Written instruction – Every line holding the word "React" counts once. Give the total, nothing more.

Dataset excerpts –
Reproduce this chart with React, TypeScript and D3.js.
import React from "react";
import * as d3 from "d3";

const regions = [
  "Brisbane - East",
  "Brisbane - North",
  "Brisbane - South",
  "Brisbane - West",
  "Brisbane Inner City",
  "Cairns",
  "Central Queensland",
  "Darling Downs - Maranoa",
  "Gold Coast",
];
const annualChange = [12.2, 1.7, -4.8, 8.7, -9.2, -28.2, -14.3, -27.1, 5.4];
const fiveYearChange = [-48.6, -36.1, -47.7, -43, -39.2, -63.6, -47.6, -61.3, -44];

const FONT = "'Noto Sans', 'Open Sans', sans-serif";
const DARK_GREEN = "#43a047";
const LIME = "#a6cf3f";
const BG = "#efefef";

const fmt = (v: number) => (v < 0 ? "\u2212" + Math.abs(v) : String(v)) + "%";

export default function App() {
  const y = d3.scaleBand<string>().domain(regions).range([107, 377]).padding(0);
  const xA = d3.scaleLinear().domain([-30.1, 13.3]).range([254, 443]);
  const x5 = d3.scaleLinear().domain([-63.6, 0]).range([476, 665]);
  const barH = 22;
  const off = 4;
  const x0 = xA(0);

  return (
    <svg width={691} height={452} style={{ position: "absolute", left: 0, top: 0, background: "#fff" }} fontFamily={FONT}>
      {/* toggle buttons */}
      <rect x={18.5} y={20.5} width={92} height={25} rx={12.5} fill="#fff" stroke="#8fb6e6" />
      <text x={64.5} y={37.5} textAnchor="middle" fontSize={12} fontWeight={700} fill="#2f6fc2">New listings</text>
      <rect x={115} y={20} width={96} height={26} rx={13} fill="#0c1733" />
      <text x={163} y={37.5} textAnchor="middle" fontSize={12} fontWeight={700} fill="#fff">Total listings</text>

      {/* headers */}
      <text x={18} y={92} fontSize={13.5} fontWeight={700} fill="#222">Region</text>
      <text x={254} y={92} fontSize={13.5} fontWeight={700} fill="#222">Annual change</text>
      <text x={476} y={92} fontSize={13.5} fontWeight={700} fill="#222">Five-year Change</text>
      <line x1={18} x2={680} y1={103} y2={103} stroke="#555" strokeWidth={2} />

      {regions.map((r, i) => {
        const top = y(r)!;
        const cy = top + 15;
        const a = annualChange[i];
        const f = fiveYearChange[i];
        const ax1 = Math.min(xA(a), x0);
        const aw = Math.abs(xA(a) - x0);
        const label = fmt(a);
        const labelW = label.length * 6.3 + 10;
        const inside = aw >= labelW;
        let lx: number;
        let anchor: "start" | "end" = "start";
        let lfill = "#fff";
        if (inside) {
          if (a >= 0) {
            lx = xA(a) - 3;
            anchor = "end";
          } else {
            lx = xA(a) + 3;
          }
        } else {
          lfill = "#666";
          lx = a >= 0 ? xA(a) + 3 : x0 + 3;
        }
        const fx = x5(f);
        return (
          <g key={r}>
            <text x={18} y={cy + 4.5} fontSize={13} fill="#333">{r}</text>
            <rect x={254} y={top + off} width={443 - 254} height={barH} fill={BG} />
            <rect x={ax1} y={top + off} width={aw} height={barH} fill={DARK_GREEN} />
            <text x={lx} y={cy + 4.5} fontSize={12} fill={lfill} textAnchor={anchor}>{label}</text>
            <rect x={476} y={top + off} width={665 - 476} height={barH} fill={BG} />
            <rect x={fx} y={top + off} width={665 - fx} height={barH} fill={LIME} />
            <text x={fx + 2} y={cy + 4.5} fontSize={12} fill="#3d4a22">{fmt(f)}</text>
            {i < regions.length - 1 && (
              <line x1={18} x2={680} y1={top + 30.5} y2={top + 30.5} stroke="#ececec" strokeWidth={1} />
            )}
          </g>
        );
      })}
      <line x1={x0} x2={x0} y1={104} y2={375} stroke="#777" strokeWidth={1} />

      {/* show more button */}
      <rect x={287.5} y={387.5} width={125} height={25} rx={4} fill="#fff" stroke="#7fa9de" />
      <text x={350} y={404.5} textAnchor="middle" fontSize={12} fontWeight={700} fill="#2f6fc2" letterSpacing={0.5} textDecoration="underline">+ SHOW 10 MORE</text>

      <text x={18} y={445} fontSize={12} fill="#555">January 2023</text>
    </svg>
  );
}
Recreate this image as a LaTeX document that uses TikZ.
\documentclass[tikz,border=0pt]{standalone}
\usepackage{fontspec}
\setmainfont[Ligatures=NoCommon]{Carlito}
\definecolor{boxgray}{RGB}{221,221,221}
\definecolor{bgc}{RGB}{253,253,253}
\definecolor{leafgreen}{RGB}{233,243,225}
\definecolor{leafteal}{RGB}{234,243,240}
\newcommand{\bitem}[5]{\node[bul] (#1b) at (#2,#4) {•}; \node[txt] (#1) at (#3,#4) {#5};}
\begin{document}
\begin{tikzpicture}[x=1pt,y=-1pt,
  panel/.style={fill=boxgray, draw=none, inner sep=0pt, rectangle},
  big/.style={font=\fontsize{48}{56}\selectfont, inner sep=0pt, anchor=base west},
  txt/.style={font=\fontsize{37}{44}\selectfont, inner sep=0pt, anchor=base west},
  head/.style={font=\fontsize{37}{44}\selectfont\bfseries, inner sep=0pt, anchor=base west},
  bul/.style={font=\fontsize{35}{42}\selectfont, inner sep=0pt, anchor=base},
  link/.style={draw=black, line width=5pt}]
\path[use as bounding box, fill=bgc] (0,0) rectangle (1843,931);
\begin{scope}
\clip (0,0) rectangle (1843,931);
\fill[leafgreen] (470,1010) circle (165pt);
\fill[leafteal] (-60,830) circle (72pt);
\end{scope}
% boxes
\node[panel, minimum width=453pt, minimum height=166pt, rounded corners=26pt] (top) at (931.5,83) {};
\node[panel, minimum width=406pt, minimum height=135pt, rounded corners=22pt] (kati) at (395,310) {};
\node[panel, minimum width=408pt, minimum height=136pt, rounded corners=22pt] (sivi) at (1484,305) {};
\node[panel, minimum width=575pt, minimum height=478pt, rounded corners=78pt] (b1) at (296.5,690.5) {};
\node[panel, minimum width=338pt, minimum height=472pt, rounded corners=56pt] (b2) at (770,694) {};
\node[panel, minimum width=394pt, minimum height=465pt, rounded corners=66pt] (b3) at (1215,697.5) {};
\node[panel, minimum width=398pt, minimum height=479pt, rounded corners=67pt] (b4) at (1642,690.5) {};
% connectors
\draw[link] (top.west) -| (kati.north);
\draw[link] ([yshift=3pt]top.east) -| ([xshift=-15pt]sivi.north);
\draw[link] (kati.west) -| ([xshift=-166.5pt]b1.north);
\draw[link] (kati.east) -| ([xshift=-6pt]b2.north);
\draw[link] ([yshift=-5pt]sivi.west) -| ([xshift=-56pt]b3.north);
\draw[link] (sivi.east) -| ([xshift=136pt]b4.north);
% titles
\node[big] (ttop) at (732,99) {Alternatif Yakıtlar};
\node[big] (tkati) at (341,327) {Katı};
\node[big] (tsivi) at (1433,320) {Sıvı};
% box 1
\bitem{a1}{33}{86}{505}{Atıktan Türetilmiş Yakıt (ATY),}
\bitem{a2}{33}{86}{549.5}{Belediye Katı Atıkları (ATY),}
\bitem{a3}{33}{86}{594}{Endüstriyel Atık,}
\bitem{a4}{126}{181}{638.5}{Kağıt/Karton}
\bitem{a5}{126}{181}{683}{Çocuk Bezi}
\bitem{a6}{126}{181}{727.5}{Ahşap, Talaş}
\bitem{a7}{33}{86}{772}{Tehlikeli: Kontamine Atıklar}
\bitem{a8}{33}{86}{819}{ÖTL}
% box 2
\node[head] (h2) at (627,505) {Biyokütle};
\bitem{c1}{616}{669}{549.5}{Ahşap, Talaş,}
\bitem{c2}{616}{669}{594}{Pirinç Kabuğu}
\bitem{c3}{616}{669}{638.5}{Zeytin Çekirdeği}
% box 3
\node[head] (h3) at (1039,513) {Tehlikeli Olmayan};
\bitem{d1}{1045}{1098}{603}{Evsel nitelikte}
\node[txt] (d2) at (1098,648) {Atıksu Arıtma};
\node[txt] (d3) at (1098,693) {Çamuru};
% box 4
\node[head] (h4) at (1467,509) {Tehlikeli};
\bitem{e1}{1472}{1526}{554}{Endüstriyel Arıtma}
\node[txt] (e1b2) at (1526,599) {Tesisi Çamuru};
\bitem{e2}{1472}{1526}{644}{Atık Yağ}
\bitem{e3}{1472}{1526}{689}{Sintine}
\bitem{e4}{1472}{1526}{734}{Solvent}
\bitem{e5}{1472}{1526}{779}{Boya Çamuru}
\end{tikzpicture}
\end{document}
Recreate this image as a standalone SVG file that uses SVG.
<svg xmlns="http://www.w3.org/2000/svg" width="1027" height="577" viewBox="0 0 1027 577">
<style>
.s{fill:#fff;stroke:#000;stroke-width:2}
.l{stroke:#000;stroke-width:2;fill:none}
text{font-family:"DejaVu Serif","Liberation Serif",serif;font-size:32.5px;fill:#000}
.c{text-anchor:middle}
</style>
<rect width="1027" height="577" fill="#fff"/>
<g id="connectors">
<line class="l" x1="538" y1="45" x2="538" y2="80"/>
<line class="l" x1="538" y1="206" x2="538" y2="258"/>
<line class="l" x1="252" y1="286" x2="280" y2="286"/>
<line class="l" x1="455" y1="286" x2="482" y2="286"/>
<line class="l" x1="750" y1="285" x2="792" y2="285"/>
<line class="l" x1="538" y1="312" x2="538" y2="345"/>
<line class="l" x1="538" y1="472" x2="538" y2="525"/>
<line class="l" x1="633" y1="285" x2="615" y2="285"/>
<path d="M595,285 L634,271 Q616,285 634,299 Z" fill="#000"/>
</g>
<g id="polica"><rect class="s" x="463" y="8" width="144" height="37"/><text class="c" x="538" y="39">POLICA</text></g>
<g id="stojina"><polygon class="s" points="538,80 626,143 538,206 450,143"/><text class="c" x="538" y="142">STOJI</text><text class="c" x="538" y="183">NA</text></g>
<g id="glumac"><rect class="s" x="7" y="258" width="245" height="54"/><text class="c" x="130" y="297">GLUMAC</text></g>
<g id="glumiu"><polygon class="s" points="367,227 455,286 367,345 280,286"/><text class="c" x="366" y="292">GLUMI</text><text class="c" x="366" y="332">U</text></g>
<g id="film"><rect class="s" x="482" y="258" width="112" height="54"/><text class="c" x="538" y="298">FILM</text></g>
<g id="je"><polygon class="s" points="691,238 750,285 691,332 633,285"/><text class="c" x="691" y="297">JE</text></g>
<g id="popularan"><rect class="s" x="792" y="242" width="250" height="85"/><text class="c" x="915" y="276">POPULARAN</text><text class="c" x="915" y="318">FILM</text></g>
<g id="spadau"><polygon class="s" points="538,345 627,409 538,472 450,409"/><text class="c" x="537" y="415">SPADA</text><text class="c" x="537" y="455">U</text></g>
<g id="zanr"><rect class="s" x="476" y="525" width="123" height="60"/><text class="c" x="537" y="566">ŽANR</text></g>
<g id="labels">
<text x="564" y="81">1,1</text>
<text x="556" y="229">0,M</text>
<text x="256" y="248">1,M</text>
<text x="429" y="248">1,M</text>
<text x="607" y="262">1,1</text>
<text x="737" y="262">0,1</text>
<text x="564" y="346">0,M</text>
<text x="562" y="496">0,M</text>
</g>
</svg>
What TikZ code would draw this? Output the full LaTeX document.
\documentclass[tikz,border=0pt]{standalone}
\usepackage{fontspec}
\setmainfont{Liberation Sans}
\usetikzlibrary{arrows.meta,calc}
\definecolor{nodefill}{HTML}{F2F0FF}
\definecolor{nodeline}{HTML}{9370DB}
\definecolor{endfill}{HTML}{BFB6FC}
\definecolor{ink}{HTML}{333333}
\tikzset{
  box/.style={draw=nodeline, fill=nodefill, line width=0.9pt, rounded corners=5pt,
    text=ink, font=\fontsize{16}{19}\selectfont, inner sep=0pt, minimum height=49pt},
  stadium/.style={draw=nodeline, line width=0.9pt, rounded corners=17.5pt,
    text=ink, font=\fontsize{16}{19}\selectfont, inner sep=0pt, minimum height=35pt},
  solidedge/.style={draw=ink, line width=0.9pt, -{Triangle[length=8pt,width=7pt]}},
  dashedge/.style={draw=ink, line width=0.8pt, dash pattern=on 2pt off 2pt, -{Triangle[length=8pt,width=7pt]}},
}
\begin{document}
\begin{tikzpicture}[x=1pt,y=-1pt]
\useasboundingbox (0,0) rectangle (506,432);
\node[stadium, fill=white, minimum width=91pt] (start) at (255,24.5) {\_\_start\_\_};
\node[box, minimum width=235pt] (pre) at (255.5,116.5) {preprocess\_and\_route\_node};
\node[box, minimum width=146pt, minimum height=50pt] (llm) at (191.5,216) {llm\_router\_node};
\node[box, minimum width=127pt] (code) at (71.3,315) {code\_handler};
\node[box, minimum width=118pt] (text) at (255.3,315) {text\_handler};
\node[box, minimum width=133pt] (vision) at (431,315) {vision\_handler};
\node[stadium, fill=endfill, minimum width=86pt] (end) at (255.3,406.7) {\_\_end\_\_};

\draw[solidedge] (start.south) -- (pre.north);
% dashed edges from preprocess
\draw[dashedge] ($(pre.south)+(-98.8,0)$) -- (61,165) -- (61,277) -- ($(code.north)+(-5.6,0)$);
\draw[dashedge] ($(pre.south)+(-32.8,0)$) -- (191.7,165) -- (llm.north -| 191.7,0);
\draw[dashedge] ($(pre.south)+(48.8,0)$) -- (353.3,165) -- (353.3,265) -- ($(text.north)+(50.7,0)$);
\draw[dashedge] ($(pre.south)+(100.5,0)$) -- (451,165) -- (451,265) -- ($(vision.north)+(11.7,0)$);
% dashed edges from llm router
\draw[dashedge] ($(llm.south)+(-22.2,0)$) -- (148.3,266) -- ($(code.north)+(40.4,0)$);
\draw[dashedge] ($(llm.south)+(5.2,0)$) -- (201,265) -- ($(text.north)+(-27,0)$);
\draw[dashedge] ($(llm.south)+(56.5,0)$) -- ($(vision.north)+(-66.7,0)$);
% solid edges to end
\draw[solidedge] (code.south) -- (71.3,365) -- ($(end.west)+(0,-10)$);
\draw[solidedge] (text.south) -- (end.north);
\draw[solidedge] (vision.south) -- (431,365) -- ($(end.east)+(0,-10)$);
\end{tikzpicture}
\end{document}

Final result – 2